> Directions for this task
Nothing may be dropped or altered: reproduce all the data.

>> BEGIN Material provided

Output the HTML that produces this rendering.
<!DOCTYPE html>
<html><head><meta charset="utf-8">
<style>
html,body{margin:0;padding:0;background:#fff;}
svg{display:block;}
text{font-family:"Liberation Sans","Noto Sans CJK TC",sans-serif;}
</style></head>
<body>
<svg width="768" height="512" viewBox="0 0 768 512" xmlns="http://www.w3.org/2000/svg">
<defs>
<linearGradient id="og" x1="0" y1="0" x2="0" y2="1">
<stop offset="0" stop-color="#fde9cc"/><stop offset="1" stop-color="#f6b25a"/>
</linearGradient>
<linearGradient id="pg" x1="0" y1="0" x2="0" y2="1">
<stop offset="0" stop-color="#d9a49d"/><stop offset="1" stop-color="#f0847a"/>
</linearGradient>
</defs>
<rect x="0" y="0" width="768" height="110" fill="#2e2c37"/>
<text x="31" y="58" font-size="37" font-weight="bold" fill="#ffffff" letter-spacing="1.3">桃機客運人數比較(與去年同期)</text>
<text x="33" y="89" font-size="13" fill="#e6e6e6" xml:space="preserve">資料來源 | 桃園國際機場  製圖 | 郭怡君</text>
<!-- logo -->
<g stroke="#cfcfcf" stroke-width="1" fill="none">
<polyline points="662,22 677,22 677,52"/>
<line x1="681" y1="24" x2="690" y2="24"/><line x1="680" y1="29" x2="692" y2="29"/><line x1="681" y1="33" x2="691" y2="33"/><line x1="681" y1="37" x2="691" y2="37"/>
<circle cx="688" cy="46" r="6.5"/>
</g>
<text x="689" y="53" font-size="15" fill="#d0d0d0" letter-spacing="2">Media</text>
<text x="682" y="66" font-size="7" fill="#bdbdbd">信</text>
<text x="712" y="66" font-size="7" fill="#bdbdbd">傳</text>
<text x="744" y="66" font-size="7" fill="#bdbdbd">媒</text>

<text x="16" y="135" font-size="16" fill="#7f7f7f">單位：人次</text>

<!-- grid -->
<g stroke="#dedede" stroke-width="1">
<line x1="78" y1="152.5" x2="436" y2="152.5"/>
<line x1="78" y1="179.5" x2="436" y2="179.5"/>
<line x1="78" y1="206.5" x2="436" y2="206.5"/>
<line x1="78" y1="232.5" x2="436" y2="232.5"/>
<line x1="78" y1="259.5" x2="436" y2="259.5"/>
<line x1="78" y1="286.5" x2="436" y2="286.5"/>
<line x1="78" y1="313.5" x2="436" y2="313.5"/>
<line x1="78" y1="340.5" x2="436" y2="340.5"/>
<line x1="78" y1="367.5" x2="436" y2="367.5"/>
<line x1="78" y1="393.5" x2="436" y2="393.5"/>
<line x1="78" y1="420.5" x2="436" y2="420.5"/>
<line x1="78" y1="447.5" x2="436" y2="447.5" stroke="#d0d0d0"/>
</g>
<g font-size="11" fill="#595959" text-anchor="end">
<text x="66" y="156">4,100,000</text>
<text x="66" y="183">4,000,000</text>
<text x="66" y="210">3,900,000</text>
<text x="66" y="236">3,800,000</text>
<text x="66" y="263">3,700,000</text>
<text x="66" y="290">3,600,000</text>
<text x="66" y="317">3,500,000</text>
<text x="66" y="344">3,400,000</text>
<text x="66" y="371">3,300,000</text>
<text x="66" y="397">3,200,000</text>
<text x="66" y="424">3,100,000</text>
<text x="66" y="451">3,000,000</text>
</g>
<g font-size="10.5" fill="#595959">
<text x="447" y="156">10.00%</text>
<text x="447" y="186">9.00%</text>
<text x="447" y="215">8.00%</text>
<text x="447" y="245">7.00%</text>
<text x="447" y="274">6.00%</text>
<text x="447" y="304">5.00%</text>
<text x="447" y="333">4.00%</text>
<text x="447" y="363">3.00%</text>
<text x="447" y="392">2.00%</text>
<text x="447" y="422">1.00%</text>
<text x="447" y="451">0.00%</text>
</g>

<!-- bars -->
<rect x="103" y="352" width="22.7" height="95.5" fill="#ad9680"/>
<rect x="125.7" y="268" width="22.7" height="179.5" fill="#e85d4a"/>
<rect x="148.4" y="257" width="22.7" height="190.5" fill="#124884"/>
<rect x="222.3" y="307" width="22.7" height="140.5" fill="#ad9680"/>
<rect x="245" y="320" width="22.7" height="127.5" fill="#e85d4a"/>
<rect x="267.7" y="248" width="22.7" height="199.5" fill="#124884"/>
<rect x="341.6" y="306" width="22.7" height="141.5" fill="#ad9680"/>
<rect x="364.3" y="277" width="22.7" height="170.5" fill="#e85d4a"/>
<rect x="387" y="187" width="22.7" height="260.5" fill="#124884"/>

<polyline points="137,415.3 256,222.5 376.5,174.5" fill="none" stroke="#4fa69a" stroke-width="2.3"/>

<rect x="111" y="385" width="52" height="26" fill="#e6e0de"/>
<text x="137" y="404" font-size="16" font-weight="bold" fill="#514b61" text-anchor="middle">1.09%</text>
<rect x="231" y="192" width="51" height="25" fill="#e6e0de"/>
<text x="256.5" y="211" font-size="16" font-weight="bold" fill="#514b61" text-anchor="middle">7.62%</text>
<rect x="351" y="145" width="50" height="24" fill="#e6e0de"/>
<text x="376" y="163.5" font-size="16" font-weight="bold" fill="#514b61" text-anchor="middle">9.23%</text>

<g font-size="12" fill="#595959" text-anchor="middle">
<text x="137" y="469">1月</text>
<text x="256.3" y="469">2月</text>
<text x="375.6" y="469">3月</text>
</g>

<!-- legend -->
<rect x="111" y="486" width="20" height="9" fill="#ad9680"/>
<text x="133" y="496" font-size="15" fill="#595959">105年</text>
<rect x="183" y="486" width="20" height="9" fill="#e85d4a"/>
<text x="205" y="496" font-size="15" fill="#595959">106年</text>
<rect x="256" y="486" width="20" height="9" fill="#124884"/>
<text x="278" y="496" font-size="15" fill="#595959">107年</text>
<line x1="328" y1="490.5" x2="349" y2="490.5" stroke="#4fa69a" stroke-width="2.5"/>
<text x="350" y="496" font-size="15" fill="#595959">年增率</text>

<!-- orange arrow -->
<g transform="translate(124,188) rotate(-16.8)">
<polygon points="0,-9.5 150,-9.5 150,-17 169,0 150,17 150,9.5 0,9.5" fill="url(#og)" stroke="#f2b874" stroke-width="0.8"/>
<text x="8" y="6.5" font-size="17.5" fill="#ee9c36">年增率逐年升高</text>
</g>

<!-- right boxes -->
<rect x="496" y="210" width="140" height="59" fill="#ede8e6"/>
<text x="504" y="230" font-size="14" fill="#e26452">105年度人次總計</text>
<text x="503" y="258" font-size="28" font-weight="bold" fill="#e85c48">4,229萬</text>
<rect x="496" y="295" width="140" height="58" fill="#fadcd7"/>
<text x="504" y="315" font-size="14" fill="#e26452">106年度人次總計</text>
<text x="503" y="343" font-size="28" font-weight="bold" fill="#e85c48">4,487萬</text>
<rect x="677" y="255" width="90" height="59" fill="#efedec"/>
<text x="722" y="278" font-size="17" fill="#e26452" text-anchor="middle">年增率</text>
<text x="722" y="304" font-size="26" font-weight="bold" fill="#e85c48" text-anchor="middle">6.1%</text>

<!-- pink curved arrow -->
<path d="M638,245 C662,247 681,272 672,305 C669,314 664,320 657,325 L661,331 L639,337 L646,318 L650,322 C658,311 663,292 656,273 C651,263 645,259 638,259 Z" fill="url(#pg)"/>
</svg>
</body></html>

>> END Material provided

> Solved problem
Output the HTML that produces this rendering.
<!DOCTYPE html>
<html><head><meta charset="utf-8">
<style>
html,body{margin:0;padding:0;background:#fff;}
svg{display:block;}
text{font-family:"Liberation Sans","Noto Sans CJK TC",sans-serif;}
</style></head>
<body>
<svg width="768" height="512" viewBox="0 0 768 512" xmlns="http://www.w3.org/2000/svg">
<defs>
<linearGradient id="og" x1="0" y1="0" x2="0" y2="1">
<stop offset="0" stop-color="#fde9cc"/><stop offset="1" stop-color="#f6b25a"/>
</linearGradient>
<linearGradient id="pg" x1="0" y1="0" x2="0" y2="1">
<stop offset="0" stop-color="#d9a49d"/><stop offset="1" stop-color="#f0847a"/>
</linearGradient>
</defs>
<rect x="0" y="0" width="768" height="110" fill="#2e2c37"/>
<text x="31" y="58" font-size="37" font-weight="bold" fill="#ffffff" letter-spacing="1.3">桃機客運人數比較(與去年同期)</text>
<text x="33" y="89" font-size="13" fill="#e6e6e6" xml:space="preserve">資料來源 | 桃園國際機場  製圖 | 郭怡君</text>
<!-- logo -->
<g stroke="#cfcfcf" stroke-width="1" fill="none">
<polyline points="662,22 677,22 677,52"/>
<line x1="681" y1="24" x2="690" y2="24"/><line x1="680" y1="29" x2="692" y2="29"/><line x1="681" y1="33" x2="691" y2="33"/><line x1="681" y1="37" x2="691" y2="37"/>
<circle cx="688" cy="46" r="6.5"/>
</g>
<text x="689" y="53" font-size="15" fill="#d0d0d0" letter-spacing="2">Media</text>
<text x="682" y="66" font-size="7" fill="#bdbdbd">信</text>
<text x="712" y="66" font-size="7" fill="#bdbdbd">傳</text>
<text x="744" y="66" font-size="7" fill="#bdbdbd">媒</text>

<text x="16" y="135" font-size="16" fill="#7f7f7f">單位：人次</text>

<!-- grid -->
<g stroke="#dedede" stroke-width="1">
<line x1="78" y1="152.5" x2="436" y2="152.5"/>
<line x1="78" y1="179.5" x2="436" y2="179.5"/>
<line x1="78" y1="206.5" x2="436" y2="206.5"/>
<line x1="78" y1="232.5" x2="436" y2="232.5"/>
<line x1="78" y1="259.5" x2="436" y2="259.5"/>
<line x1="78" y1="286.5" x2="436" y2="286.5"/>
<line x1="78" y1="313.5" x2="436" y2="313.5"/>
<line x1="78" y1="340.5" x2="436" y2="340.5"/>
<line x1="78" y1="367.5" x2="436" y2="367.5"/>
<line x1="78" y1="393.5" x2="436" y2="393.5"/>
<line x1="78" y1="420.5" x2="436" y2="420.5"/>
<line x1="78" y1="447.5" x2="436" y2="447.5" stroke="#d0d0d0"/>
</g>
<g font-size="11" fill="#595959" text-anchor="end">
<text x="66" y="156">4,100,000</text>
<text x="66" y="183">4,000,000</text>
<text x="66" y="210">3,900,000</text>
<text x="66" y="236">3,800,000</text>
<text x="66" y="263">3,700,000</text>
<text x="66" y="290">3,600,000</text>
<text x="66" y="317">3,500,000</text>
<text x="66" y="344">3,400,000</text>
<text x="66" y="371">3,300,000</text>
<text x="66" y="397">3,200,000</text>
<text x="66" y="424">3,100,000</text>
<text x="66" y="451">3,000,000</text>
</g>
<g font-size="10.5" fill="#595959">
<text x="447" y="156">10.00%</text>
<text x="447" y="186">9.00%</text>
<text x="447" y="215">8.00%</text>
<text x="447" y="245">7.00%</text>
<text x="447" y="274">6.00%</text>
<text x="447" y="304">5.00%</text>
<text x="447" y="333">4.00%</text>
<text x="447" y="363">3.00%</text>
<text x="447" y="392">2.00%</text>
<text x="447" y="422">1.00%</text>
<text x="447" y="451">0.00%</text>
</g>

<!-- bars -->
<rect x="103" y="352" width="22.7" height="95.5" fill="#ad9680"/>
<rect x="125.7" y="268" width="22.7" height="179.5" fill="#e85d4a"/>
<rect x="148.4" y="257" width="22.7" height="190.5" fill="#124884"/>
<rect x="222.3" y="307" width="22.7" height="140.5" fill="#ad9680"/>
<rect x="245" y="320" width="22.7" height="127.5" fill="#e85d4a"/>
<rect x="267.7" y="248" width="22.7" height="199.5" fill="#124884"/>
<rect x="341.6" y="306" width="22.7" height="141.5" fill="#ad9680"/>
<rect x="364.3" y="277" width="22.7" height="170.5" fill="#e85d4a"/>
<rect x="387" y="187" width="22.7" height="260.5" fill="#124884"/>

<polyline points="137,415.3 256,222.5 376.5,174.5" fill="none" stroke="#4fa69a" stroke-width="2.3"/>

<rect x="111" y="385" width="52" height="26" fill="#e6e0de"/>
<text x="137" y="404" font-size="16" font-weight="bold" fill="#514b61" text-anchor="middle">1.09%</text>
<rect x="231" y="192" width="51" height="25" fill="#e6e0de"/>
<text x="256.5" y="211" font-size="16" font-weight="bold" fill="#514b61" text-anchor="middle">7.62%</text>
<rect x="351" y="145" width="50" height="24" fill="#e6e0de"/>
<text x="376" y="163.5" font-size="16" font-weight="bold" fill="#514b61" text-anchor="middle">9.23%</text>

<g font-size="12" fill="#595959" text-anchor="middle">
<text x="137" y="469">1月</text>
<text x="256.3" y="469">2月</text>
<text x="375.6" y="469">3月</text>
</g>

<!-- legend -->
<rect x="111" y="486" width="20" height="9" fill="#ad9680"/>
<text x="133" y="496" font-size="15" fill="#595959">105年</text>
<rect x="183" y="486" width="20" height="9" fill="#e85d4a"/>
<text x="205" y="496" font-size="15" fill="#595959">106年</text>
<rect x="256" y="486" width="20" height="9" fill="#124884"/>
<text x="278" y="496" font-size="15" fill="#595959">107年</text>
<line x1="328" y1="490.5" x2="349" y2="490.5" stroke="#4fa69a" stroke-width="2.5"/>
<text x="350" y="496" font-size="15" fill="#595959">年增率</text>

<!-- orange arrow -->
<g transform="translate(124,188) rotate(-16.8)">
<polygon points="0,-9.5 150,-9.5 150,-17 169,0 150,17 150,9.5 0,9.5" fill="url(#og)" stroke="#f2b874" stroke-width="0.8"/>
<text x="8" y="6.5" font-size="17.5" fill="#ee9c36">年增率逐年升高</text>
</g>

<!-- right boxes -->
<rect x="496" y="210" width="140" height="59" fill="#ede8e6"/>
<text x="504" y="230" font-size="14" fill="#e26452">105年度人次總計</text>
<text x="503" y="258" font-size="28" font-weight="bold" fill="#e85c48">4,229萬</text>
<rect x="496" y="295" width="140" height="58" fill="#fadcd7"/>
<text x="504" y="315" font-size="14" fill="#e26452">106年度人次總計</text>
<text x="503" y="343" font-size="28" font-weight="bold" fill="#e85c48">4,487萬</text>
<rect x="677" y="255" width="90" height="59" fill="#efedec"/>
<text x="722" y="278" font-size="17" fill="#e26452" text-anchor="middle">年增率</text>
<text x="722" y="304" font-size="26" font-weight="bold" fill="#e85c48" text-anchor="middle">6.1%</text>

<!-- pink curved arrow -->
<path d="M638,245 C662,247 681,272 672,305 C669,314 664,320 657,325 L661,331 L639,337 L646,318 L650,322 C658,311 663,292 656,273 C651,263 645,259 638,259 Z" fill="url(#pg)"/>
</svg>
</body></html>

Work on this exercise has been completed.